Walking around town is also fun for doggy visitors, who get to drink from water bowls in front of shops on almost every Carmel street, and are often provided biscuits besides. Carmel Plaza, an open shopping plaza and home to Tiffany & Co, Tommy Bahama, and Khaki’s of Carmel, has a special “Fountain of Woof”, for its upscale doggy shoppers. Animal lovers also can view much pet-themed art in Carmel, including the blue dogs of George Rodrigue. After shopping, dogs of a religious bent are welcome to take in services at the historic Church of the Wayfarer, just across Lincoln Street from The Cypress Inn.

Indeed, it may have been Carmelite animal lover, Doris Day, who first brought Carmel’s pet-friendly ways to the attention of a broader audience. The elegant, 44-room Cypress Inn, owned by Miss Day and business partner Dennis LeVett, instituted a pets-welcome policy when it opened its doors in 1986. Actress and local, Betty White, is also known for her devotion to animals. She is often seen on commercials for the Monterey SPCA; while the restaurant at Mission Ranch, owned by former mayor, Clint Eastwood, sits astride a sheep’s meadow, where sheep graze lazily on a patch of land that looks out to Carmel River and the Santa Lucia Mountains.

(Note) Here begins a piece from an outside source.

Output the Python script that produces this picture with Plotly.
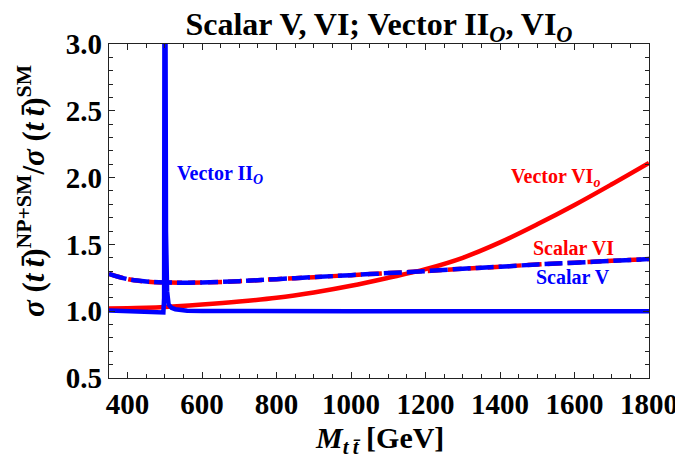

Carmelites have kept canine companions since the city was founded. One famous local dog, named Pal, who roamed Carmel around 1940, is buried at Carmel’s Forest Theater, at Mountain View Avenue and Santa Rita Street. The poet, Robinson Jeffers, whose Tor House sits on Carmel Point, buried his beloved bull dogs in the garden there, and wrote a poem, “The House Dog’s Grave.” Visitors to Carmel can tour Tor House and its grounds on docent-led walks on Fridays and Saturdays.

Carmel-by-the-Sea, founded in the early 1900s, is located on CA’s rugged Pacific Coast, 120-miles south of San Francisco, next to Pebble Beach, and a short drive from Big Sur. The city boasts hundreds of shops, art galleries, restaurants, cypress and pine trees in abundance, and dogs in profusion – cats too.